> Supplied material
···
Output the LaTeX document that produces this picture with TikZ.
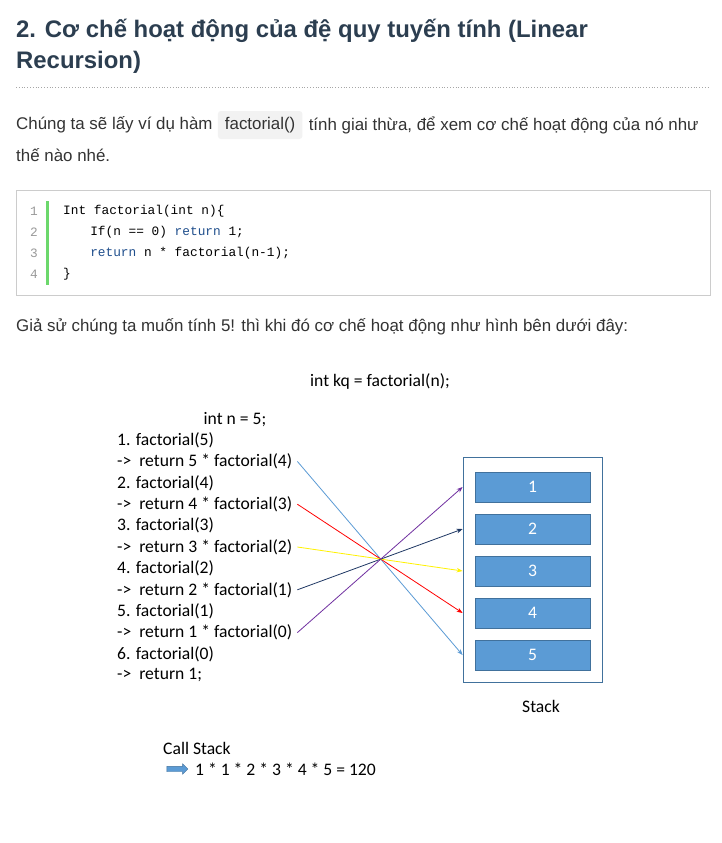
\documentclass[tikz,border=0pt]{standalone}
\usepackage{fontspec}
\setmainfont{Liberation Sans}
\setmonofont{Liberation Mono}
\newfontfamily\calibri{Carlito}
\usepackage{xcolor}
\usetikzlibrary{positioning,arrows.meta,shapes.arrows}

\definecolor{headcol}{HTML}{2C3E50}
\definecolor{bodycol}{HTML}{333333}
\definecolor{codebg}{HTML}{F2F2F2}
\definecolor{codeline}{HTML}{CCCCCC}
\definecolor{gutter}{HTML}{6CD86C}
\definecolor{kwcol}{HTML}{1F4E8C}
\definecolor{stackfill}{HTML}{5B9BD5}
\definecolor{stackline}{HTML}{41719C}
\definecolor{navycol}{HTML}{1F3864}
\definecolor{purplecol}{HTML}{7030A0}

\tikzset{
	body/.style={anchor=west,inner sep=0pt,text=bodycol,font=\fontsize{16.9}{20}\selectfont},
	diag/.style={anchor=west,inner sep=0pt,font=\calibri\fontsize{17.6}{20}\selectfont},
	codetxt/.style={anchor=west,inner sep=0pt,font=\ttfamily\fontsize{12.8}{15}\selectfont},
	lineno/.style={anchor=east,inner sep=0pt,text=gray!80,font=\ttfamily\fontsize{12.8}{15}\selectfont},
	cell/.style={draw=stackline,fill=stackfill,text=white,minimum width=115pt,minimum height=30pt,
		inner sep=0pt,font=\calibri\fontsize{17.6}{20}\selectfont},
	link/.style={-{Stealth[length=6pt,width=4.5pt]},line width=0.8pt}
}

\begin{document}
\begin{tikzpicture}[x=1pt,y=-1pt]
	\useasboundingbox[fill=white] (0,0) rectangle (721,843);
	
	% heading
	\node[anchor=west,inner sep=0pt,text=headcol,font=\bfseries\fontsize{23.9}{28}\selectfont] (h1) at (16,31)
		{2. Cơ chế hoạt động của đệ quy tuyến tính (Linear};
	\node[anchor=west,inner sep=0pt,text=headcol,font=\bfseries\fontsize{23.9}{28}\selectfont] (h2) at (16,62)
		{Recursion)};
	\draw[gray!70,dotted,line width=0.8pt] (16,87) -- (710,87);
	
	\node[body] (p1) at (16,125) {Chúng ta sẽ lấy ví dụ hàm};
	\node[body,fill=codebg,rounded corners=3pt,inner xsep=7pt,minimum height=28pt,right=5pt of p1] (fn) {factorial()};
	\node[body,right=6pt of fn] (p2) {tính giai thừa, để xem cơ chế hoạt động của nó như};
	\node[body] (p3) at (16,155) {thế nào nhé.};
	
	% code block
	\draw[codeline,line width=0.8pt] (16,190) rectangle (710,295);
	\draw[gutter,line width=3pt] (47.5,201) -- (47.5,285);
	\foreach \i in {1,2,3,4}
		\node[lineno] (n\i) at (38,190+21*\i) {\i};
	\node[codetxt] (c1) at (63,211) {Int factorial(int n)\{};
	\node[codetxt] (c2) at (63,232) {\hspace{4ex}If(n == 0) \textcolor{kwcol}{return} 1;};
	\node[codetxt] (c3) at (63,253) {\hspace{4ex}\textcolor{kwcol}{return} n * factorial(n-1);};
	\node[codetxt] (c4) at (63,274) {\}};
	
	\node[body] (p4) at (16,327) {Giả sử chúng ta muốn tính 5! thì khi đó cơ chế hoạt động như hình bên dưới đây:};
	
	% diagram
	\node[diag,anchor=center] (kq) at (380,381) {int kq = factorial(n);};
	\node[diag,anchor=center] (nv) at (235,420) {int n = 5;};
	\foreach \t [count=\i] in {1. factorial(5), ->\ \ return 5 * factorial(4),
		2. factorial(4), ->\ \ return 4 * factorial(3),
		3. factorial(3), ->\ \ return 3 * factorial(2),
		4. factorial(2), ->\ \ return 2 * factorial(1),
		5. factorial(1), ->\ \ return 1 * factorial(0),
		6. factorial(0), ->\ \ return 1;}
		\node[diag] (l\i) at (117,418.6+21.4*\i) {\t};
	
	\node[draw=stackline,line width=0.8pt,minimum width=139pt,minimum height=225pt] (stack) at (532.5,569.5) {};
	\foreach \i in {1,...,5}
		\node[cell] (s\i) at (532.5,445+42*\i) {\i};
	\node[diag,anchor=center] (stk) at (541,706) {Stack};
	
	\draw[link,stackfill] ([xshift=5pt]l2.east) -- (stack.west |- s5);
	\draw[link,red] ([xshift=5pt]l4.east) -- (stack.west |- s4);
	\draw[link,yellow] ([xshift=5pt]l6.east) -- (stack.west |- s3);
	\draw[link,navycol] ([xshift=5pt]l8.east) -- (stack.west |- s2);
	\draw[link,purplecol] ([xshift=5pt]l10.east) -- (stack.west |- s1);
	
	\node[diag] (cs) at (163,748) {Call Stack};
	\node[single arrow,draw=stackline,fill=stackfill,inner sep=2.5pt,minimum height=21pt,
		minimum width=10pt,single arrow head extend=2.5pt] (ar) at (176,769) {};
	\node[diag] (res) at (195,769) {1 * 1 * 2 * 3 * 4 * 5 = 120};
\end{tikzpicture}
\end{document}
···
> What the task asks
Set down the material exactly, every line of it, except for the pictures.

> Result for this task
Output the LaTeX document that produces this picture with TikZ.
\documentclass[tikz,border=0pt]{standalone}
\usepackage{fontspec}
\setmainfont{Liberation Sans}
\setmonofont{Liberation Mono}
\newfontfamily\calibri{Carlito}
\usepackage{xcolor}
\usetikzlibrary{positioning,arrows.meta,shapes.arrows}

\definecolor{headcol}{HTML}{2C3E50}
\definecolor{bodycol}{HTML}{333333}
\definecolor{codebg}{HTML}{F2F2F2}
\definecolor{codeline}{HTML}{CCCCCC}
\definecolor{gutter}{HTML}{6CD86C}
\definecolor{kwcol}{HTML}{1F4E8C}
\definecolor{stackfill}{HTML}{5B9BD5}
\definecolor{stackline}{HTML}{41719C}
\definecolor{navycol}{HTML}{1F3864}
\definecolor{purplecol}{HTML}{7030A0}

\tikzset{
	body/.style={anchor=west,inner sep=0pt,text=bodycol,font=\fontsize{16.9}{20}\selectfont},
	diag/.style={anchor=west,inner sep=0pt,font=\calibri\fontsize{17.6}{20}\selectfont},
	codetxt/.style={anchor=west,inner sep=0pt,font=\ttfamily\fontsize{12.8}{15}\selectfont},
	lineno/.style={anchor=east,inner sep=0pt,text=gray!80,font=\ttfamily\fontsize{12.8}{15}\selectfont},
	cell/.style={draw=stackline,fill=stackfill,text=white,minimum width=115pt,minimum height=30pt,
		inner sep=0pt,font=\calibri\fontsize{17.6}{20}\selectfont},
	link/.style={-{Stealth[length=6pt,width=4.5pt]},line width=0.8pt}
}

\begin{document}
\begin{tikzpicture}[x=1pt,y=-1pt]
	\useasboundingbox[fill=white] (0,0) rectangle (721,843);
	
	% heading
	\node[anchor=west,inner sep=0pt,text=headcol,font=\bfseries\fontsize{23.9}{28}\selectfont] (h1) at (16,31)
		{2. Cơ chế hoạt động của đệ quy tuyến tính (Linear};
	\node[anchor=west,inner sep=0pt,text=headcol,font=\bfseries\fontsize{23.9}{28}\selectfont] (h2) at (16,62)
		{Recursion)};
	\draw[gray!70,dotted,line width=0.8pt] (16,87) -- (710,87);
	
	\node[body] (p1) at (16,125) {Chúng ta sẽ lấy ví dụ hàm};
	\node[body,fill=codebg,rounded corners=3pt,inner xsep=7pt,minimum height=28pt,right=5pt of p1] (fn) {factorial()};
	\node[body,right=6pt of fn] (p2) {tính giai thừa, để xem cơ chế hoạt động của nó như};
	\node[body] (p3) at (16,155) {thế nào nhé.};
	
	% code block
	\draw[codeline,line width=0.8pt] (16,190) rectangle (710,295);
	\draw[gutter,line width=3pt] (47.5,201) -- (47.5,285);
	\foreach \i in {1,2,3,4}
		\node[lineno] (n\i) at (38,190+21*\i) {\i};
	\node[codetxt] (c1) at (63,211) {Int factorial(int n)\{};
	\node[codetxt] (c2) at (63,232) {\hspace{4ex}If(n == 0) \textcolor{kwcol}{return} 1;};
	\node[codetxt] (c3) at (63,253) {\hspace{4ex}\textcolor{kwcol}{return} n * factorial(n-1);};
	\node[codetxt] (c4) at (63,274) {\}};
	
	\node[body] (p4) at (16,327) {Giả sử chúng ta muốn tính 5! thì khi đó cơ chế hoạt động như hình bên dưới đây:};
	
	% diagram
	\node[diag,anchor=center] (kq) at (380,381) {int kq = factorial(n);};
	\node[diag,anchor=center] (nv) at (235,420) {int n = 5;};
	\foreach \t [count=\i] in {1. factorial(5), ->\ \ return 5 * factorial(4),
		2. factorial(4), ->\ \ return 4 * factorial(3),
		3. factorial(3), ->\ \ return 3 * factorial(2),
		4. factorial(2), ->\ \ return 2 * factorial(1),
		5. factorial(1), ->\ \ return 1 * factorial(0),
		6. factorial(0), ->\ \ return 1;}
		\node[diag] (l\i) at (117,418.6+21.4*\i) {\t};
	
	\node[draw=stackline,line width=0.8pt,minimum width=139pt,minimum height=225pt] (stack) at (532.5,569.5) {};
	\foreach \i in {1,...,5}
		\node[cell] (s\i) at (532.5,445+42*\i) {\i};
	\node[diag,anchor=center] (stk) at (541,706) {Stack};
	
	\draw[link,stackfill] ([xshift=5pt]l2.east) -- (stack.west |- s5);
	\draw[link,red] ([xshift=5pt]l4.east) -- (stack.west |- s4);
	\draw[link,yellow] ([xshift=5pt]l6.east) -- (stack.west |- s3);
	\draw[link,navycol] ([xshift=5pt]l8.east) -- (stack.west |- s2);
	\draw[link,purplecol] ([xshift=5pt]l10.east) -- (stack.west |- s1);
	
	\node[diag] (cs) at (163,748) {Call Stack};
	\node[single arrow,draw=stackline,fill=stackfill,inner sep=2.5pt,minimum height=21pt,
		minimum width=10pt,single arrow head extend=2.5pt] (ar) at (176,769) {};
	\node[diag] (res) at (195,769) {1 * 1 * 2 * 3 * 4 * 5 = 120};
\end{tikzpicture}
\end{document}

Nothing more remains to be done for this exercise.